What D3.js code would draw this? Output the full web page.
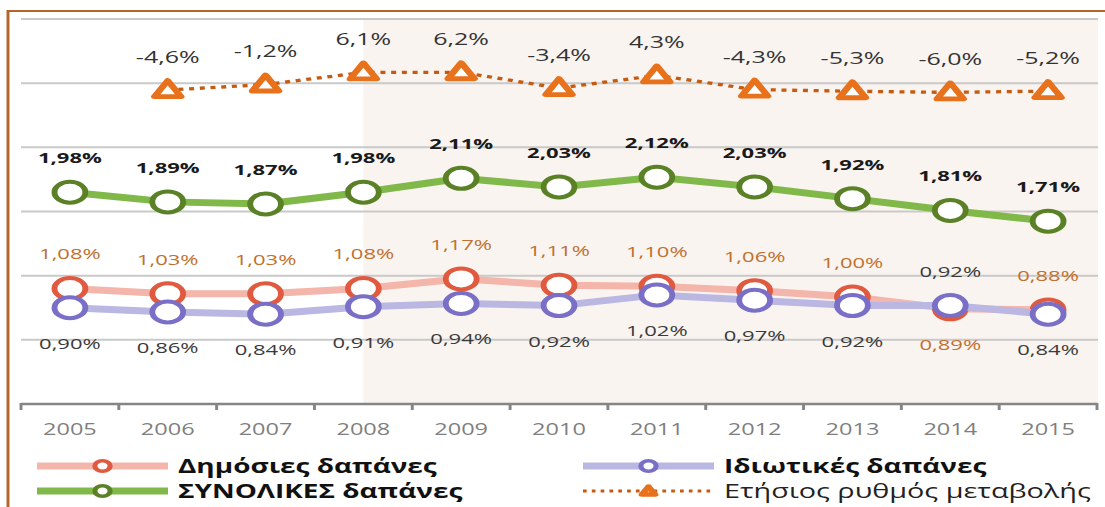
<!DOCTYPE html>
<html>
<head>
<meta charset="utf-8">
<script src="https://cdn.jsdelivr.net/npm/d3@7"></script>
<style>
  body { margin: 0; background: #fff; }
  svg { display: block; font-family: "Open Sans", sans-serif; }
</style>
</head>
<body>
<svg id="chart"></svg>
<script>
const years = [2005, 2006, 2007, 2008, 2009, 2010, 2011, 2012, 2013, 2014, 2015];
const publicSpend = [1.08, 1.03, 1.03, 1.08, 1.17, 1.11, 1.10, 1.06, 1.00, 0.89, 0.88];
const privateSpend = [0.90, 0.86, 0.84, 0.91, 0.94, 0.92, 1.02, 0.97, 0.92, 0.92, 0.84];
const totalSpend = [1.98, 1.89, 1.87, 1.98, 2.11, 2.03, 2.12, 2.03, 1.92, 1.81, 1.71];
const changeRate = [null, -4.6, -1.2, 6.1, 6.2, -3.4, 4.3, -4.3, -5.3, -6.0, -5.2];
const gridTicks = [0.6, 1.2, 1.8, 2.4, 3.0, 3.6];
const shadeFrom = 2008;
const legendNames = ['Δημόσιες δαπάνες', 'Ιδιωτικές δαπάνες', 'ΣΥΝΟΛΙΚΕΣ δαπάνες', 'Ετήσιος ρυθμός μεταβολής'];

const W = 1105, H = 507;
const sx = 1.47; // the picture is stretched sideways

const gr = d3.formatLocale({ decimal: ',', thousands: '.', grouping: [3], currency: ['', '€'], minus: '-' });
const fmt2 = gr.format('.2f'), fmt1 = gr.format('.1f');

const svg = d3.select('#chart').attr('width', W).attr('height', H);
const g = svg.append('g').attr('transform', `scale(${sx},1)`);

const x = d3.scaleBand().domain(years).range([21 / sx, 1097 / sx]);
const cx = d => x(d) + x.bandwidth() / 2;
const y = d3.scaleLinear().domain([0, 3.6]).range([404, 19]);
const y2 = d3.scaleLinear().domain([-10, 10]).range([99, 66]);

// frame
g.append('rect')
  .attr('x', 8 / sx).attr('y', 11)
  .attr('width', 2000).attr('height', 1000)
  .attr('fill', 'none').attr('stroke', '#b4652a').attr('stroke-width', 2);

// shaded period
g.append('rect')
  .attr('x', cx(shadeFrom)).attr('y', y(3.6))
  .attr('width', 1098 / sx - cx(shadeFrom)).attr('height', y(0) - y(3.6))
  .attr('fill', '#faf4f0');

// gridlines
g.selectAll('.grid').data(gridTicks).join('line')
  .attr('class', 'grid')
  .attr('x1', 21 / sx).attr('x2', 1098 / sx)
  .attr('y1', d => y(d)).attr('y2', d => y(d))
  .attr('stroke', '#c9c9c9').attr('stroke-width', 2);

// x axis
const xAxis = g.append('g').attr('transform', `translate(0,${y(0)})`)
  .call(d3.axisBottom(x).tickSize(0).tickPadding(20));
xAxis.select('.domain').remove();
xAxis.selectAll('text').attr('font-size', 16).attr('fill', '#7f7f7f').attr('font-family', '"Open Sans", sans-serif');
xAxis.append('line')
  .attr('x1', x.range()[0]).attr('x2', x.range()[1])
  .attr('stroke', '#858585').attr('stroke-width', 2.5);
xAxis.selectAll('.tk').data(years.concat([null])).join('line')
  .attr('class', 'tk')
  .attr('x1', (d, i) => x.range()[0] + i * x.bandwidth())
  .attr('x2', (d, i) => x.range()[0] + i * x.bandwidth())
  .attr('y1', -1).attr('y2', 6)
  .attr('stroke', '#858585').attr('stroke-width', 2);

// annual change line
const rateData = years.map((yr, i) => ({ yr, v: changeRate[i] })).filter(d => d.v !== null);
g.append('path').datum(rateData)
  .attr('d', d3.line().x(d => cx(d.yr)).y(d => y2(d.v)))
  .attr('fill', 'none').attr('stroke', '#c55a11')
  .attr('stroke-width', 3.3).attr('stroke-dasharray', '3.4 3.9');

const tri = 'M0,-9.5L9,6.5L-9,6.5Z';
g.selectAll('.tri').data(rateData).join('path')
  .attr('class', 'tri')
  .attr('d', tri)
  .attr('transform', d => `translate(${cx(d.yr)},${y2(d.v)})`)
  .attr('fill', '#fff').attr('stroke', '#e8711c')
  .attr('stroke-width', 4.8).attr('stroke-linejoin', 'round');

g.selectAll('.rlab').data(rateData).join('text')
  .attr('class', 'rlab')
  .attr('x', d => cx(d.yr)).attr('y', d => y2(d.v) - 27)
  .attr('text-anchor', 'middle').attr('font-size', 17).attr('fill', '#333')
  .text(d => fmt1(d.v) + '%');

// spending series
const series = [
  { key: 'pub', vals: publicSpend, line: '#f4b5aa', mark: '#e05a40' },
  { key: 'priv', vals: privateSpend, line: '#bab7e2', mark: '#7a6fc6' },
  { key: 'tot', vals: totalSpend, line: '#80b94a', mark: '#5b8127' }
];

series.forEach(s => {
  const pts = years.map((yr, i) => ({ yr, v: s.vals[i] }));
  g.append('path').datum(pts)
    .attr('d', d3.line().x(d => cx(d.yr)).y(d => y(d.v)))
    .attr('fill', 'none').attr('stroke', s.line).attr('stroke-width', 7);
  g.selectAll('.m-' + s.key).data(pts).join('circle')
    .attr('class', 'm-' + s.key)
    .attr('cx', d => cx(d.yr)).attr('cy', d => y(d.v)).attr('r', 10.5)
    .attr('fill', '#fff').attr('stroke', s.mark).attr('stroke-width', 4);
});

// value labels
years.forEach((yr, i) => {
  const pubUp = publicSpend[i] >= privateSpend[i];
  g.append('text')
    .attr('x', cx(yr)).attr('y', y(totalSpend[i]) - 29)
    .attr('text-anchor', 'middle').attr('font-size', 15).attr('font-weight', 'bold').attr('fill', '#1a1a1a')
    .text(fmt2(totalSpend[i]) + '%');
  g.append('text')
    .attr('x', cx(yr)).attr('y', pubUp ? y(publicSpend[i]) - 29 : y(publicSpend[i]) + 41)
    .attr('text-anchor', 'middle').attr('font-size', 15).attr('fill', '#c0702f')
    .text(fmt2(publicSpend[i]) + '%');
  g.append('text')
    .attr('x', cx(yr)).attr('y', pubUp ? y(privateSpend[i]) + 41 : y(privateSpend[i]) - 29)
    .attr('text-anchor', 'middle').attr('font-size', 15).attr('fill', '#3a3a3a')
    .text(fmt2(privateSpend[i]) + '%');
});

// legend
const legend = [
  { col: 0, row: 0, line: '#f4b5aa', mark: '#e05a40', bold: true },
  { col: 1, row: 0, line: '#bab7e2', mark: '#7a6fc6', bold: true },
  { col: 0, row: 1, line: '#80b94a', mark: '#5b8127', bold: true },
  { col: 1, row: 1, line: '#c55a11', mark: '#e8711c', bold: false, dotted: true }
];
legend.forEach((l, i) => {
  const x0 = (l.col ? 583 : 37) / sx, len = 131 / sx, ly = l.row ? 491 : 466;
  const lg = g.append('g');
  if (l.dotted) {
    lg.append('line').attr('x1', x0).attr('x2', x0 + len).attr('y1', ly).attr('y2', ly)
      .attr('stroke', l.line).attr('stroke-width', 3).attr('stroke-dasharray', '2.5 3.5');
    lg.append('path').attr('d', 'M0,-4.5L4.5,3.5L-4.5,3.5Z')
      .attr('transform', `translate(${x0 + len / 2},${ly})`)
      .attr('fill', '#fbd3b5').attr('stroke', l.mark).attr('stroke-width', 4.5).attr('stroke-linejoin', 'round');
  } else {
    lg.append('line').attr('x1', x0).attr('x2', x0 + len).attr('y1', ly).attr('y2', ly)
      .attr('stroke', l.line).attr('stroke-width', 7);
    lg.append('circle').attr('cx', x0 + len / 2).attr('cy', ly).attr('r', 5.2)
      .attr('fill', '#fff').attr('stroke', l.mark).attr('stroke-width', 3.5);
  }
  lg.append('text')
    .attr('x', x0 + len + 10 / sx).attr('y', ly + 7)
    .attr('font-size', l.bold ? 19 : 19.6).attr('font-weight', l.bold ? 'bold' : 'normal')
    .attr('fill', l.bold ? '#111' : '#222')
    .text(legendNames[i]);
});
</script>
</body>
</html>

BRIEF =>
Omitting all pictures, restate exactly the lines of the material from its start through the line that contains "const fmt2 = gr.format('.2f'), fmt1".

ANSWER TO THIS EXERCISE =>
What D3.js code would draw this? Output the full web page.
<!DOCTYPE html>
<html>
<head>
<meta charset="utf-8">
<script src="https://cdn.jsdelivr.net/npm/d3@7"></script>
<style>
  body { margin: 0; background: #fff; }
  svg { display: block; font-family: "Open Sans", sans-serif; }
</style>
</head>
<body>
<svg id="chart"></svg>
<script>
const years = [2005, 2006, 2007, 2008, 2009, 2010, 2011, 2012, 2013, 2014, 2015];
const publicSpend = [1.08, 1.03, 1.03, 1.08, 1.17, 1.11, 1.10, 1.06, 1.00, 0.89, 0.88];
const privateSpend = [0.90, 0.86, 0.84, 0.91, 0.94, 0.92, 1.02, 0.97, 0.92, 0.92, 0.84];
const totalSpend = [1.98, 1.89, 1.87, 1.98, 2.11, 2.03, 2.12, 2.03, 1.92, 1.81, 1.71];
const changeRate = [null, -4.6, -1.2, 6.1, 6.2, -3.4, 4.3, -4.3, -5.3, -6.0, -5.2];
const gridTicks = [0.6, 1.2, 1.8, 2.4, 3.0, 3.6];
const shadeFrom = 2008;
const legendNames = ['Δημόσιες δαπάνες', 'Ιδιωτικές δαπάνες', 'ΣΥΝΟΛΙΚΕΣ δαπάνες', 'Ετήσιος ρυθμός μεταβολής'];

const W = 1105, H = 507;
const sx = 1.47; // the picture is stretched sideways

const gr = d3.formatLocale({ decimal: ',', thousands: '.', grouping: [3], currency: ['', '€'], minus: '-' });
const fmt2 = gr.format('.2f'), fmt1 = gr.format('.1f');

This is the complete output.